#### TASK TO COMPLETE:
Reproduce each line of the material exactly, minus any picture.

#### INFORMATION PROVIDED:
■ ■ ■ ■ ■ ■ ■

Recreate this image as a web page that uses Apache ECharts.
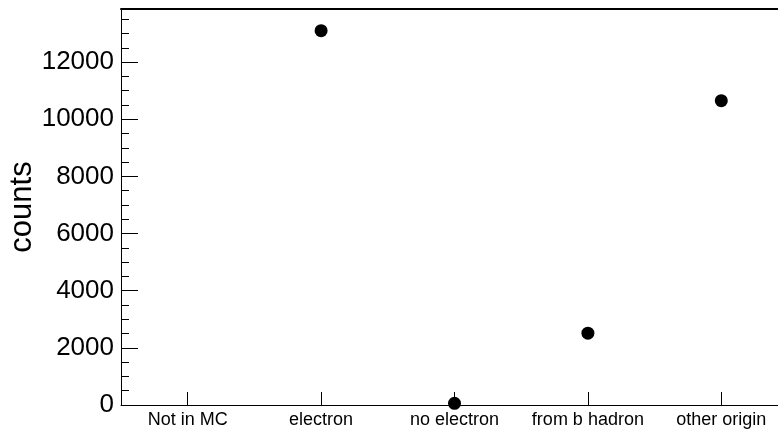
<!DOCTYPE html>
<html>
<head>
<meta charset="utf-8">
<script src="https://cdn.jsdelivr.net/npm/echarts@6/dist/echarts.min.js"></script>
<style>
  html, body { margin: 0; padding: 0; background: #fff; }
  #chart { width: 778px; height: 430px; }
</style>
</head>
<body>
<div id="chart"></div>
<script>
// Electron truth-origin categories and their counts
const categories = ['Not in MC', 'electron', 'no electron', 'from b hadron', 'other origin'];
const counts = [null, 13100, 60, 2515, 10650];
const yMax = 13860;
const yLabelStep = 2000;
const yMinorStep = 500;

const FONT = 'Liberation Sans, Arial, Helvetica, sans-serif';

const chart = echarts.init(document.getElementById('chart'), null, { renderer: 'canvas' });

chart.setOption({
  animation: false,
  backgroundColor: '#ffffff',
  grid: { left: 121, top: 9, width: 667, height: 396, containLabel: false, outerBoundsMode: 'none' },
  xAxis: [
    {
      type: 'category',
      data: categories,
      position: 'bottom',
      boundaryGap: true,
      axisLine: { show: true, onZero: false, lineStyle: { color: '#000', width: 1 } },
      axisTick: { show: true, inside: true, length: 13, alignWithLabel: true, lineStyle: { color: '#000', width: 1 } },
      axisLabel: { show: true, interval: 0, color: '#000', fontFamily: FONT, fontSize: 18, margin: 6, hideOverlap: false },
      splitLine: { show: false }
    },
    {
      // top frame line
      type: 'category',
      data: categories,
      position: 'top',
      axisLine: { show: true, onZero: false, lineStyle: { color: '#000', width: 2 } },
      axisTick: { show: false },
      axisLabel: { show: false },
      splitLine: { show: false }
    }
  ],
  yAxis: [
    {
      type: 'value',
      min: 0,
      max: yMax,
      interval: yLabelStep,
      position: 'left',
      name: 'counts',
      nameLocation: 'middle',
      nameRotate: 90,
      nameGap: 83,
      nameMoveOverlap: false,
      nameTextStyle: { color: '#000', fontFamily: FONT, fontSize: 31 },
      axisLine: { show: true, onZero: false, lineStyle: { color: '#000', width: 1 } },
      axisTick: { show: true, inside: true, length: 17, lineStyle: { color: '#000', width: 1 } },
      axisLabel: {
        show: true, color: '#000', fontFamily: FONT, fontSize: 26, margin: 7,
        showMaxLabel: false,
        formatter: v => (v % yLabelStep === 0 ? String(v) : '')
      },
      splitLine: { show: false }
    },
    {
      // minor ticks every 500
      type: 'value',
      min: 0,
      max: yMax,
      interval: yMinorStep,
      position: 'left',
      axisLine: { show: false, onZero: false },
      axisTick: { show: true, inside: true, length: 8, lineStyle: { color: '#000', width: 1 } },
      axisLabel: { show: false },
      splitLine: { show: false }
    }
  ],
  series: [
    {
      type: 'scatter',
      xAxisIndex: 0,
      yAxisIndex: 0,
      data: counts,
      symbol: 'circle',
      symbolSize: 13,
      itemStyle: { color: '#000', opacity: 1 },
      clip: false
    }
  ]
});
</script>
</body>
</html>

■ ■ ■ ■ ■ ■ ■

#### REPLY TO THE TASK:
Recreate this image as a web page that uses Apache ECharts.
<!DOCTYPE html>
<html>
<head>
<meta charset="utf-8">
<script src="https://cdn.jsdelivr.net/npm/echarts@6/dist/echarts.min.js"></script>
<style>
  html, body { margin: 0; padding: 0; background: #fff; }
  #chart { width: 778px; height: 430px; }
</style>
</head>
<body>
<div id="chart"></div>
<script>
// Electron truth-origin categories and their counts
const categories = ['Not in MC', 'electron', 'no electron', 'from b hadron', 'other origin'];
const counts = [null, 13100, 60, 2515, 10650];
const yMax = 13860;
const yLabelStep = 2000;
const yMinorStep = 500;

const FONT = 'Liberation Sans, Arial, Helvetica, sans-serif';

const chart = echarts.init(document.getElementById('chart'), null, { renderer: 'canvas' });

chart.setOption({
  animation: false,
  backgroundColor: '#ffffff',
  grid: { left: 121, top: 9, width: 667, height: 396, containLabel: false, outerBoundsMode: 'none' },
  xAxis: [
    {
      type: 'category',
      data: categories,
      position: 'bottom',
      boundaryGap: true,
      axisLine: { show: true, onZero: false, lineStyle: { color: '#000', width: 1 } },
      axisTick: { show: true, inside: true, length: 13, alignWithLabel: true, lineStyle: { color: '#000', width: 1 } },
      axisLabel: { show: true, interval: 0, color: '#000', fontFamily: FONT, fontSize: 18, margin: 6, hideOverlap: false },
      splitLine: { show: false }
    },
    {
      // top frame line
      type: 'category',
      data: categories,
      position: 'top',
      axisLine: { show: true, onZero: false, lineStyle: { color: '#000', width: 2 } },
      axisTick: { show: false },
      axisLabel: { show: false },
      splitLine: { show: false }
    }
  ],
  yAxis: [
    {
      type: 'value',
      min: 0,
      max: yMax,
      interval: yLabelStep,
      position: 'left',
      name: 'counts',
      nameLocation: 'middle',
      nameRotate: 90,
      nameGap: 83,
      nameMoveOverlap: false,
      nameTextStyle: { color: '#000', fontFamily: FONT, fontSize: 31 },
      axisLine: { show: true, onZero: false, lineStyle: { color: '#000', width: 1 } },
      axisTick: { show: true, inside: true, length: 17, lineStyle: { color: '#000', width: 1 } },
      axisLabel: {
        show: true, color: '#000', fontFamily: FONT, fontSize: 26, margin: 7,
        showMaxLabel: false,
        formatter: v => (v % yLabelStep === 0 ? String(v) : '')
      },
      splitLine: { show: false }
    },
    {
      // minor ticks every 500
      type: 'value',
      min: 0,
      max: yMax,
      interval: yMinorStep,
      position: 'left',
      axisLine: { show: false, onZero: false },
      axisTick: { show: true, inside: true, length: 8, lineStyle: { color: '#000', width: 1 } },
      axisLabel: { show: false },
      splitLine: { show: false }
    }
  ],
  series: [
    {
      type: 'scatter',
      xAxisIndex: 0,
      yAxisIndex: 0,
      data: counts,
      symbol: 'circle',
      symbolSize: 13,
      itemStyle: { color: '#000', opacity: 1 },
      clip: false
    }
  ]
});
</script>
</body>
</html>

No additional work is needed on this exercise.